Le radici del suono di due tra gli artisti più quotati di questi anni stanno anche in questo album, che Don Cherry registrò negli States ma pubblicò in Italia nel 1975, due anni prima che nel resto del mondo: in Brown Rice il trombettista americano maneggia e impasta la musica indiana, il ritmo dei sobborghi neri, il gamelan indonesiano, il folk mediorientale, il Davis elettrico, il minimalismo nascente. Ne esce una musica istintiva e aperta, estatica e sincera, figlia della “infantile” visione di Don Cherry che poi sarebbe stata definita “world music”.

Per una rara eccezione di quel periodo nomade della sua vita – la maggior parte dei suoi album degli anni Settanta sono registrazioni live di concerti – Don Cherry riunì in studio alcuni dei musicisti e amici più fidati: Charlie Haden al basso, Billy Higgins alla batteria, Frank Lowe al sassofono, Ricky Cherry al piano per un album psichedelico, vibrante, ipnotico, screziato da voci e aggeggi elettronici: Brown Rice è istintivo, viscerale, personale, tanto casuale all’apparenza, quanto indicatore profondo della futura musica senza frontiere.

Eppure, negli USA non è mai stato pubblicato su cd e ci sono voluti 44 anni perché fosse ristampato su vinile: che poi a dirla tutta, l’attuale non è il vestito della copertina originale, all’epoca opera di Moki Cherry che disegnò, ricamò e fotografò una trapunta, così come fece per il capolavoro gemello che lo aveva preceduto – Relativity Suite, ancora avvolto nel bozzolo del jazz – tuttora mancante all’appello. Speriamo nella resurrezione del buon vinile da 180 grammi per la gioia di chi ha un buon giradischi – per tanti ma non per tutti – e nella democrazia dello streaming, per poterlo ascoltare di nuovo.

La copertina originale del disco, del 1975

La title track già declama la visione “world” del trombettista: due tastiere partono affiancate, una in chiave cinese l’altra gamelan, il basso wah wah di Haden interagisce con i bonghi elettrici e stabilizza il groove, sul quale entra e arde il focoso assolo bluesy di Lowe mentre Cherry tiene la barra ripetendo quietamente il tema di base, insieme sensuale e sinistro.

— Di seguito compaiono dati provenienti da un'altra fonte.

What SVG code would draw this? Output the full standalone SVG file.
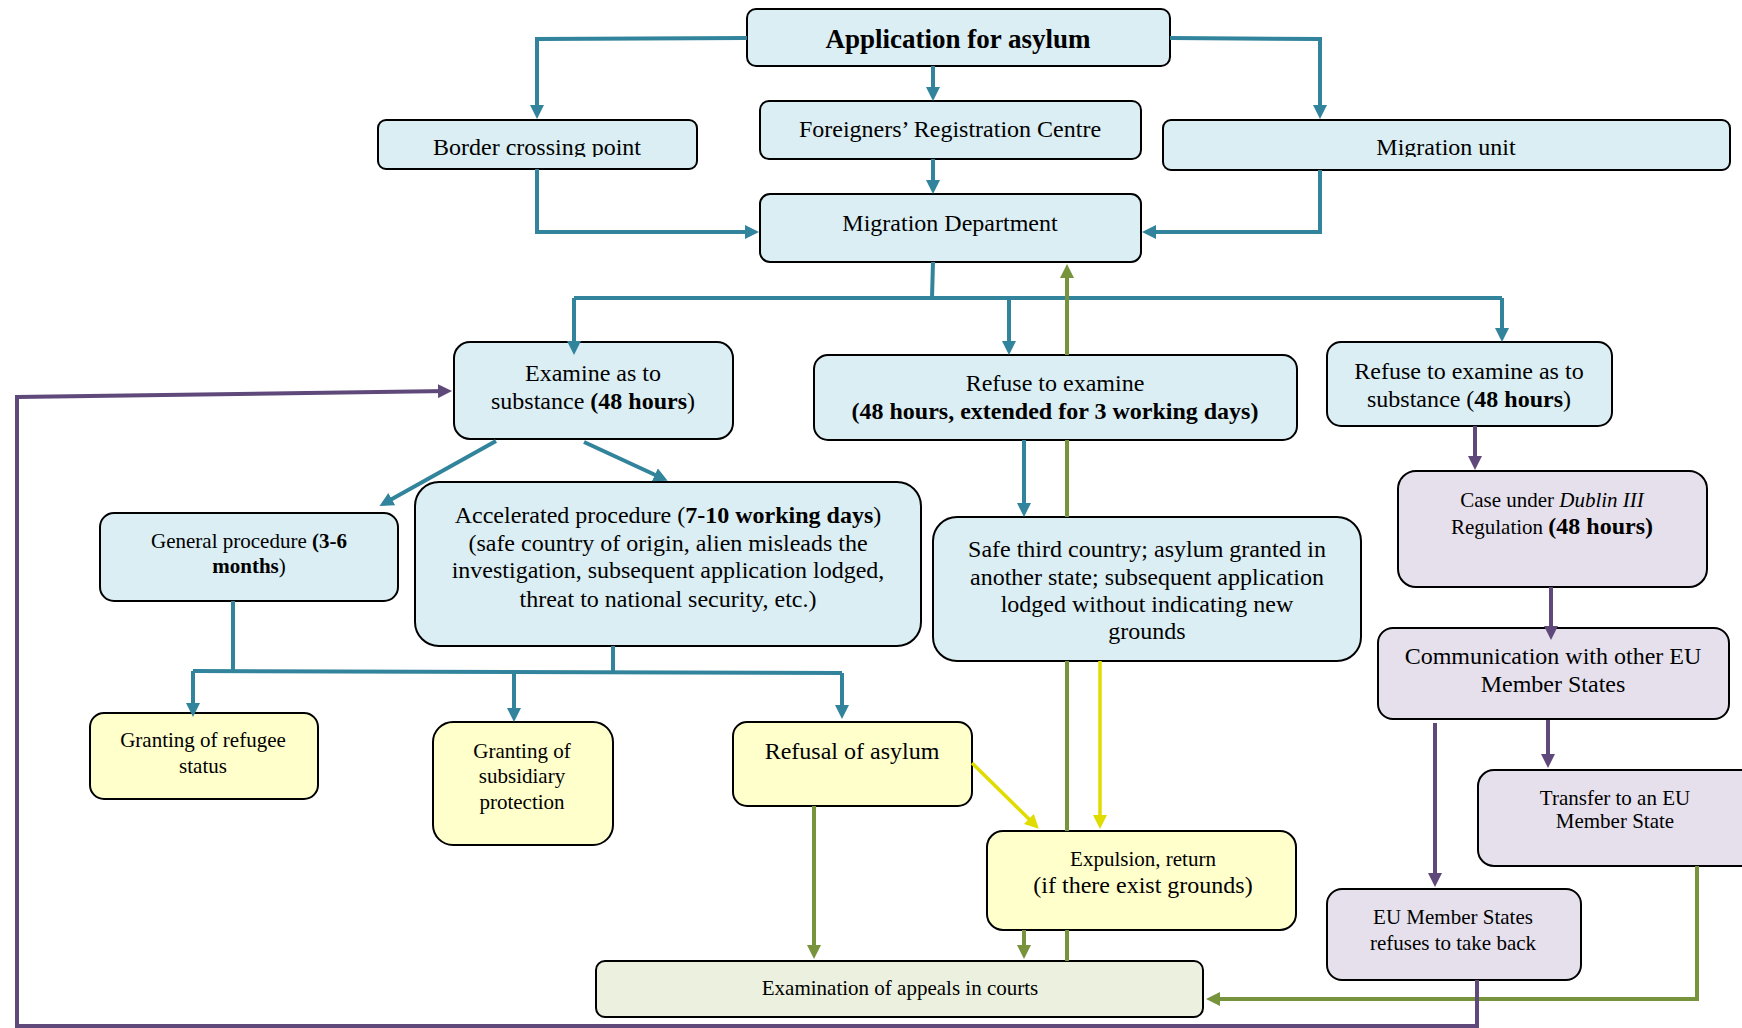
<svg xmlns="http://www.w3.org/2000/svg" width="1742" height="1028" viewBox="0 0 1742 1028">
<style>
.box{stroke:#000;stroke-width:2}
.b{fill:#DAEEF3}.y{fill:#FFFFCC}.p{fill:#E5E0EC}.g{fill:#EBF1DE}
text{font-family:"Liberation Serif","Times New Roman",serif;fill:#000;text-anchor:middle}
.t21{font-size:24px}.t19{font-size:21px}
.bold{font-weight:bold}
.cb{stroke:#31849B;stroke-width:4;fill:none}
.cg{stroke:#77933C;stroke-width:4;fill:none}
.cp{stroke:#5F497A;stroke-width:4;fill:none}
.cy{stroke:#E0DC00;stroke-width:3.5;fill:none}
</style>
<defs>
<marker id="ab" viewBox="0 0 14 14" markerWidth="14" markerHeight="14" refX="10" refY="7" orient="auto" markerUnits="userSpaceOnUse"><path d="M0,0 L14,7 L0,14 z" fill="#31849B"/></marker>
<marker id="ag" viewBox="0 0 14 14" markerWidth="14" markerHeight="14" refX="10" refY="7" orient="auto" markerUnits="userSpaceOnUse"><path d="M0,0 L14,7 L0,14 z" fill="#77933C"/></marker>
<marker id="ap" viewBox="0 0 14 14" markerWidth="14" markerHeight="14" refX="10" refY="7" orient="auto" markerUnits="userSpaceOnUse"><path d="M0,0 L14,7 L0,14 z" fill="#5F497A"/></marker>
<marker id="ay" viewBox="0 0 14 14" markerWidth="14" markerHeight="14" refX="10" refY="7" orient="auto" markerUnits="userSpaceOnUse"><path d="M0,0 L14,7 L0,14 z" fill="#E0DC00"/></marker>
<clipPath id="clipTop"><rect x="0" y="0" width="1742" height="157"/></clipPath>
</defs>
<rect width="1742" height="1028" fill="#fff"/>

<g id="n-application"><rect class="box b" x="747" y="9" width="423" height="57" rx="9"/><text class="bold" x="958" y="48" style="font-size:27px">Application for asylum</text></g>
<g id="n-border"><rect class="box b" x="378" y="120" width="319" height="49" rx="8"/><text class="t21" x="537" y="155" clip-path="url(#clipTop)">Border crossing point</text></g>
<g id="n-frc"><rect class="box b" x="760" y="101" width="381" height="58" rx="9"/><text class="t21" x="950" y="137">Foreigners’ Registration Centre</text></g>
<g id="n-unit"><rect class="box b" x="1163" y="120" width="567" height="50" rx="8"/><text class="t21" x="1446" y="155" clip-path="url(#clipTop)">Migration unit</text></g>
<g id="n-dept"><rect class="box b" x="760" y="194" width="381" height="68" rx="10"/><text class="t21" x="950" y="231">Migration Department</text></g>
<g id="n-examine"><rect class="box b" x="454" y="342" width="279" height="97" rx="16"/><text class="t21" x="593" y="381">Examine as to</text><text class="t21" x="593" y="409">substance <tspan class="bold">(48 hours</tspan>)</text></g>
<g id="n-refuse"><rect class="box b" x="814" y="355" width="483" height="85" rx="14"/><text class="t21" x="1055" y="391">Refuse to examine</text><text class="t21 bold" x="1055" y="419">(48 hours, extended for 3 working days)</text></g>
<g id="n-refuse-sub"><rect class="box b" x="1327" y="342" width="285" height="84" rx="14"/><text class="t21" x="1469" y="379">Refuse to examine as to</text><text class="t21" x="1469" y="407">substance (<tspan class="bold">48 hours</tspan>)</text></g>
<g id="n-general"><rect class="box b" x="100" y="513" width="298" height="88" rx="14"/><text class="t19" x="249" y="548">General procedure <tspan class="bold">(3-6</tspan></text><text class="t19 bold" x="249" y="573">months<tspan style="font-weight:normal">)</tspan></text></g>
<g id="n-accel"><rect class="box b" x="415" y="482" width="506" height="164" rx="24"/><text class="t21" x="668" y="523">Accelerated procedure (<tspan class="bold">7-10 working days</tspan>)</text><text class="t21" x="668" y="551">(safe country of origin, alien misleads the</text><text class="t21" x="668" y="578">investigation, subsequent application lodged,</text><text class="t21" x="668" y="607">threat to national security, etc.)</text></g>
<g id="n-safe"><rect class="box b" x="933" y="517" width="428" height="144" rx="24"/><text class="t21" x="1147" y="557">Safe third country; asylum granted in</text><text class="t21" x="1147" y="585">another state; subsequent application</text><text class="t21" x="1147" y="612">lodged without indicating new</text><text class="t21" x="1147" y="639">grounds</text></g>
<g id="n-dublin"><rect class="box p" x="1398" y="471" width="309" height="116" rx="18"/><text class="t19" x="1552" y="507">Case under <tspan font-style="italic">Dublin III</tspan></text><text class="t19" x="1552" y="534">Regulation <tspan class="bold" style="font-size:24px">(48 hours)</tspan></text></g>
<g id="n-comm"><rect class="box p" x="1378" y="628" width="351" height="91" rx="15"/><text class="t21" x="1553" y="664">Communication with other EU</text><text class="t21" x="1553" y="692">Member States</text></g>
<g id="n-transfer"><rect class="box p" x="1478" y="770" width="290" height="96" rx="16"/><text class="t19" x="1615" y="805">Transfer to an EU</text><text class="t19" x="1615" y="828">Member State</text></g>
<g id="n-eurefuse"><rect class="box p" x="1327" y="889" width="254" height="91" rx="15"/><text class="t19" x="1453" y="924">EU Member States</text><text class="t19" x="1453" y="950">refuses to take back</text></g>
<g id="n-refugee"><rect class="box y" x="90" y="713" width="228" height="86" rx="14"/><text class="t19" x="203" y="747">Granting of refugee</text><text class="t19" x="203" y="773">status</text></g>
<g id="n-subsidiary"><rect class="box y" x="433" y="722" width="180" height="123" rx="20"/><text class="t19" x="522" y="758">Granting of</text><text class="t19" x="522" y="783">subsidiary</text><text class="t19" x="522" y="809">protection</text></g>
<g id="n-refusal"><rect class="box y" x="733" y="722" width="239" height="84" rx="14"/><text class="t21" x="852" y="759">Refusal of asylum</text></g>
<g id="n-expulsion"><rect class="box y" x="987" y="831" width="309" height="99" rx="16"/><text class="t19" x="1143" y="866">Expulsion, return</text><text class="t21" x="1143" y="893">(if there exist grounds)</text></g>
<g id="n-appeals"><rect class="box g" x="596" y="961" width="607" height="56" rx="9"/><text class="t19" x="900" y="995">Examination of appeals in courts</text></g>

<g id="connectors">
<path class="cb" d="M747,38 L537,39 L537,115" marker-end="url(#ab)"/>
<path class="cb" d="M933,66 L933,97" marker-end="url(#ab)"/>
<path class="cb" d="M1170,38 L1320,39 L1320,115" marker-end="url(#ab)"/>
<path class="cb" d="M537,169 L537,232 L755,232" marker-end="url(#ab)"/>
<path class="cb" d="M933,159 L933,190" marker-end="url(#ab)"/>
<path class="cb" d="M1320,170 L1320,232 L1146,232" marker-end="url(#ab)"/>
<path class="cb" d="M933,262 L932,298"/>
<path class="cb" d="M574,298 L1502,298"/>
<path class="cb" d="M574,298 L574,351" marker-end="url(#ab)"/>
<path class="cb" d="M1009,298 L1009,351" marker-end="url(#ab)"/>
<path class="cb" d="M1502,298 L1502,338" marker-end="url(#ab)"/>
<path class="cb" d="M496,441 L383,504" marker-end="url(#ab)"/>
<path class="cb" d="M584,442 L664,479" marker-end="url(#ab)"/>
<path class="cb" d="M1024,440 L1024,513" marker-end="url(#ab)"/>
<path class="cb" d="M233,601 L233,671"/>
<path class="cb" d="M613,646 L613,671"/>
<path class="cb" d="M193,671 L842,673"/>
<path class="cb" d="M193,671 L193,713" marker-end="url(#ab)"/>
<path class="cb" d="M514,672 L514,718" marker-end="url(#ab)"/>
<path class="cb" d="M842,673 L842,715" marker-end="url(#ab)"/>
<path class="cg" d="M1067,961 L1067,930"/>
<path class="cg" d="M1067,831 L1067,661"/>
<path class="cg" d="M1067,517 L1067,440"/>
<path class="cg" d="M1067,355 L1067,268" marker-end="url(#ag)"/>
<path class="cg" d="M814,806 L814,955" marker-end="url(#ag)"/>
<path class="cg" d="M1024,930 L1024,955" marker-end="url(#ag)"/>
<path class="cg" d="M1697,866 L1697,999 L1210,999" marker-end="url(#ag)"/>
<path class="cy" d="M972,763 L1036,826" marker-end="url(#ay)"/>
<path class="cy" d="M1100,661 L1100,825" marker-end="url(#ay)"/>
<path class="cp" d="M1475,426 L1475,466" marker-end="url(#ap)"/>
<path class="cp" d="M1551,587 L1551,636" marker-end="url(#ap)"/>
<path class="cp" d="M1548,720 L1548,764" marker-end="url(#ap)"/>
<path class="cp" d="M1435,723 L1435,883" marker-end="url(#ap)"/>
<path class="cp" d="M1477,980 L1477,1026 L17,1026 L17,397 L448,391" marker-end="url(#ap)"/>
</g>
</svg>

Malkauns si rifà a una delle forme più antiche del raga indiano: sostenuta dal respiro del tampoura di Moki Cherry, la composizione si espande lentamente per accogliere l’assolo contemplativo e struggente di Charlie Haden, fino a quando irrompono la tromba di Cherry e la batteria di Higgins in una spirale ascendente di grande urgenza espressiva.

Sull’altra facciata, ecco Chenrezig (divinità buddista della compassione), il brano forse più vicino al jazz ortodosso, anche se i puristi dissentiranno: un tema in crescendo “secondo copione” in cui si alternano la tromba incantatrice di Cherry e il sax urlante di Lowe, incalzati dal piano di Ricky Cherry prima liquido e suadente, poi sempre più assertivo e martellante.

Degi-Degi a chiusura del disco esplora ancora un’altra forma musicale, un luogo indefinito dove si incontrano la musica cosmica tedesca, l’afrobeat, la fusion e il funk: il quintetto fugge nell’iperspazio, pilotato dall’incessante basso elettrico di Haden e galvanizzato dagli squilli di tromba di Cherry.

Brown Rice comincia con un mantra e finisce con una space odissey, e ci dice che la spiritualità non scaturisce sempre da pace e serenità, ma anche da scompiglio e tumulto: l’altalena tra rumore e gioia, bellezza e caos è la vera world music.